• _Information provided_
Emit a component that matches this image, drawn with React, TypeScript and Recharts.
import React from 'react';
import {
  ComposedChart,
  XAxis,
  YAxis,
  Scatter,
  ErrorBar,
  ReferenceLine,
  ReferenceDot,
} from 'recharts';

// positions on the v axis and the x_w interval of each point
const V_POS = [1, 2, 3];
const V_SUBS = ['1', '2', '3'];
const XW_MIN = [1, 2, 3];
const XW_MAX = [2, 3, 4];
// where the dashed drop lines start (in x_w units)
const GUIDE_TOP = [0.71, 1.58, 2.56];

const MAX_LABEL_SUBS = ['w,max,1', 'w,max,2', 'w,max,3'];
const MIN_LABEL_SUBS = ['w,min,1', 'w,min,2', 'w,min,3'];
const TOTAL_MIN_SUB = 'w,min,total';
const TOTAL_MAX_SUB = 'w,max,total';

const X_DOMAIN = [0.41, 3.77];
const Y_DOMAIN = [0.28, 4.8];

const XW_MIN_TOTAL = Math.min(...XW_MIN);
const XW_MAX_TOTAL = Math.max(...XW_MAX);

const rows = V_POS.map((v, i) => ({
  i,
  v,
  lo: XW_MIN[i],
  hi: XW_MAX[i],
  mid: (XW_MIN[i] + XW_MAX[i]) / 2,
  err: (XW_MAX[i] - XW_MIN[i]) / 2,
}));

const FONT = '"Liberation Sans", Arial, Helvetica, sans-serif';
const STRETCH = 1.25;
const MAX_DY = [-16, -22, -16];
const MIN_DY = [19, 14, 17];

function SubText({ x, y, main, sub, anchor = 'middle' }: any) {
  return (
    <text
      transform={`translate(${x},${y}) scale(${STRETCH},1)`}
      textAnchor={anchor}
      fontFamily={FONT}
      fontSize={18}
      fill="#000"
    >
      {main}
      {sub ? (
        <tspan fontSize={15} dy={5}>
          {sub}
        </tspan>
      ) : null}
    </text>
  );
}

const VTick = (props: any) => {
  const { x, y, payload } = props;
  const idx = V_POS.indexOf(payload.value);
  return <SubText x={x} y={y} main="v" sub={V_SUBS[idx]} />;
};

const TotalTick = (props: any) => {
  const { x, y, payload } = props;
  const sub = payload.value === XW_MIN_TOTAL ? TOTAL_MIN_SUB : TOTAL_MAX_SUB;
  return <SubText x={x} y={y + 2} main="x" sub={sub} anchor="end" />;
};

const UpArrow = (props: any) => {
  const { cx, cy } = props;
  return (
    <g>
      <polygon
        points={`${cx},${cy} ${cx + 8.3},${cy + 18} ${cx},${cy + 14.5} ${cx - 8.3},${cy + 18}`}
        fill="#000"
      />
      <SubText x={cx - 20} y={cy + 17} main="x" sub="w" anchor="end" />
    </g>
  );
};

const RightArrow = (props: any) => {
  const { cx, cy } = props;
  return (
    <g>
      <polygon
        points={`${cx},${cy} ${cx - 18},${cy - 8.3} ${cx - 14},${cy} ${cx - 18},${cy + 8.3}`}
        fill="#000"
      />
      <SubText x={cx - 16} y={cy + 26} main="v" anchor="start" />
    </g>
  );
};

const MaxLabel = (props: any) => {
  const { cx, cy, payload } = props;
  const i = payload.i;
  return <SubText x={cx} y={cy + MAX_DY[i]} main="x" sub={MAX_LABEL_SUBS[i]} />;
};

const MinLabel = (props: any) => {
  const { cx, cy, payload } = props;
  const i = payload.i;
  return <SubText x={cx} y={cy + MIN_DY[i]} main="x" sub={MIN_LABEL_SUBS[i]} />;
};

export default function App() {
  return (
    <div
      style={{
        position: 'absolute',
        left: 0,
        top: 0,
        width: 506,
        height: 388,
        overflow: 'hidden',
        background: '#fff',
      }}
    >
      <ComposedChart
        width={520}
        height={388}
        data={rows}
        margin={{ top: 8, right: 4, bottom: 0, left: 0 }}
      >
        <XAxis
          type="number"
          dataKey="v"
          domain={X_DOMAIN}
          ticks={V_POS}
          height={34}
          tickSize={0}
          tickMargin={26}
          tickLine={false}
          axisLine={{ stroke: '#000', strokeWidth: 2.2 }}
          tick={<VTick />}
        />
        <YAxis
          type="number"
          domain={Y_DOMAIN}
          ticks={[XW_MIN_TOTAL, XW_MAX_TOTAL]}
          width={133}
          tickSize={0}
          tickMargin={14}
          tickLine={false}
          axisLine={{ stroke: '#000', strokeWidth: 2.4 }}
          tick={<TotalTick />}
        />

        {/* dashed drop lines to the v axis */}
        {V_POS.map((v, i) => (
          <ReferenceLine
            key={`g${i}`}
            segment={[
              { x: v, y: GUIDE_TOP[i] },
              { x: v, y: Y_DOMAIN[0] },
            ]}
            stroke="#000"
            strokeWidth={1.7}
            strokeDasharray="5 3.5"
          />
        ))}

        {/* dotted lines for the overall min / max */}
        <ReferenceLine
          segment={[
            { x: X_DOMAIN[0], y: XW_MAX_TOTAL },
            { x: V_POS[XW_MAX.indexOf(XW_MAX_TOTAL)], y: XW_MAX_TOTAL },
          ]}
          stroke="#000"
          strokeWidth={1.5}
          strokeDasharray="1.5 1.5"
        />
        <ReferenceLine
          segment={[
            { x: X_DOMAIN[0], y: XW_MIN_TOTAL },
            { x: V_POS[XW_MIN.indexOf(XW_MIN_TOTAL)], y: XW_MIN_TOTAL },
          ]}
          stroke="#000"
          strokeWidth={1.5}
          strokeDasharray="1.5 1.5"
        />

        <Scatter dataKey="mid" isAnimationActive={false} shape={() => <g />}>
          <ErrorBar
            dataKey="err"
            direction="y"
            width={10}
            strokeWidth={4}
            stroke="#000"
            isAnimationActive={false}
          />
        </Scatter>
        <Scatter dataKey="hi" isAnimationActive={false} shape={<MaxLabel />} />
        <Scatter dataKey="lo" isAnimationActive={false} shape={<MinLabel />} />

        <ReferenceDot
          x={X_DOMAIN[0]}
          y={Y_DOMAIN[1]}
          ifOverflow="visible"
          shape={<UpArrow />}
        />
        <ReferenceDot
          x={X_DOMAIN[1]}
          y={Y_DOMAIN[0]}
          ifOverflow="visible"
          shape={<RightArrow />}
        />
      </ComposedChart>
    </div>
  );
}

• _Requirements_
Write out, exactly and with nothing else, the lines of the listing above from its first line through the line with "const XW_MAX_TOTAL = Math.max(...XW_MAX);".

• _Response for this exercise_
Emit a component that matches this image, drawn with React, TypeScript and Recharts.
import React from 'react';
import {
  ComposedChart,
  XAxis,
  YAxis,
  Scatter,
  ErrorBar,
  ReferenceLine,
  ReferenceDot,
} from 'recharts';

// positions on the v axis and the x_w interval of each point
const V_POS = [1, 2, 3];
const V_SUBS = ['1', '2', '3'];
const XW_MIN = [1, 2, 3];
const XW_MAX = [2, 3, 4];
// where the dashed drop lines start (in x_w units)
const GUIDE_TOP = [0.71, 1.58, 2.56];

const MAX_LABEL_SUBS = ['w,max,1', 'w,max,2', 'w,max,3'];
const MIN_LABEL_SUBS = ['w,min,1', 'w,min,2', 'w,min,3'];
const TOTAL_MIN_SUB = 'w,min,total';
const TOTAL_MAX_SUB = 'w,max,total';

const X_DOMAIN = [0.41, 3.77];
const Y_DOMAIN = [0.28, 4.8];

const XW_MIN_TOTAL = Math.min(...XW_MIN);
const XW_MAX_TOTAL = Math.max(...XW_MAX);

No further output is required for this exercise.